I don’t think I’m fat. I know I’m not. But I do know I feel gross and my body could use some real, raw nourishment. And since I am just an all-or-nothing kind of gal, this is what I’ve picked. A 10-day BluePrint moderate cleanse. It consists of 3 green juices a day, 1 spicy lemonade, 1 pineapple, and one delicious cashew milk drink. 6 juices a day. You can read more about it here.

I remember when I was living in a model’s apartment in South Beach. It was a two-bedroom that my old agency had packed 5 girls in. I actually was in the early days of dating John and can still remember us trying to make out on my little twin bed in a room with white walls, one plastic red lamp and those plastic vertical blinds that clank together when you so much as breathed on them. Anyhow, one of the other girls had told me about the “master cleanse” which I’m sure you’ve heard of — that one is literally ONLY DRINKING ONE KIND OF DRINK FOR A WEEK. A mixture of water, maple syrup and cayenne. I used to make mine SO extra spicy so my belly would forget to send me hunger signals. It was a really, really terrible thing to do. I did it for Miami’s swim fashion week, it did the job, but wow, the weight came back quickly and angrily within DAYS after I stopped.

The Blueprint cleanse is great because it provides all-around nourishment. You are consuming around 20 pounds of fruits and vegetables (well however much juice that would make at least) every single day.

Am I getting paid for this? No. Not even a discount. Do I know what I am doing? Not at all. They send the juice. I drink the juice. I feel pretty damn good aside from just missing chewing something. I just drink the juice to halt what I’ve been doing to my body for the past few months. (Get. Out. Of. Me.). But I will try and keep you in the loop (here, NOT TWITTER. people who tweet about cleanses are assholes yes I am an asshole) IFFFF you care.
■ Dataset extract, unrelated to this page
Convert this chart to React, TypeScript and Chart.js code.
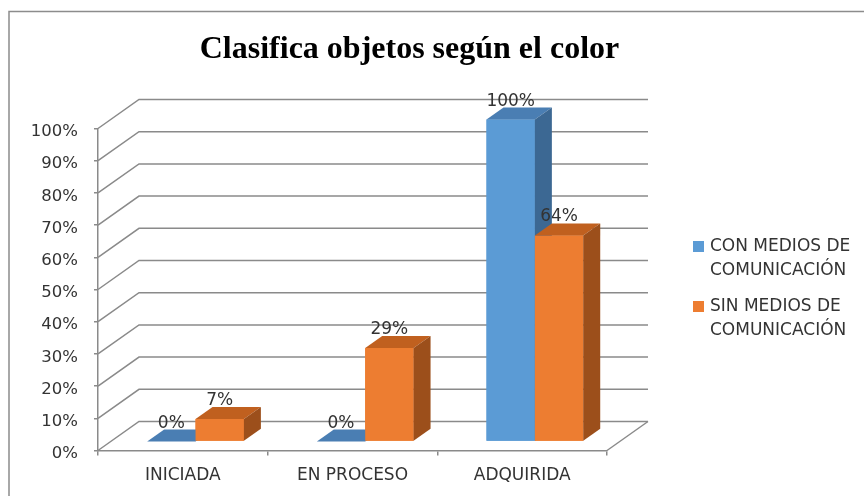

I know we all have different beliefs about this crap so I refuse, REFUSE to push this on you. And I hope you can do the same for me if you completely disagree with what I’m doing. I’m doing it. Damn my love of food and career choice. Oil and water. Don’t hate me. Don’t hate me.

And if you’re wondering, yep, I am trying to work out on it too.

I should put a food countdown clock on this blog…think I’ll work on that now. I tried to plan my Thanksgiving menu (GO GET BON APPETIT AND FOOD NETWORK MAGAZINE RIGHT NOW FOR THANKSGIVING ISSUES) but duh, it’s a little hard to read about my favorite holiday during these…these trying times.

Thank you for not hating me. And thank you for even reading this! Thank you for reading this entire freaking blog. I am actually glad I wrote about it now — now I REALLY need to stick with it. Pressssure!! Love you guys.

xx

(PS: Am I drinking wine? Yes. Am I maybe gonna mix the spicy lemonade with a bit of vodka on a Friday night? Yep. Is this the healthiest? Nope. Do they advise against it? Uh huh. Am I gonna do it? Yep.)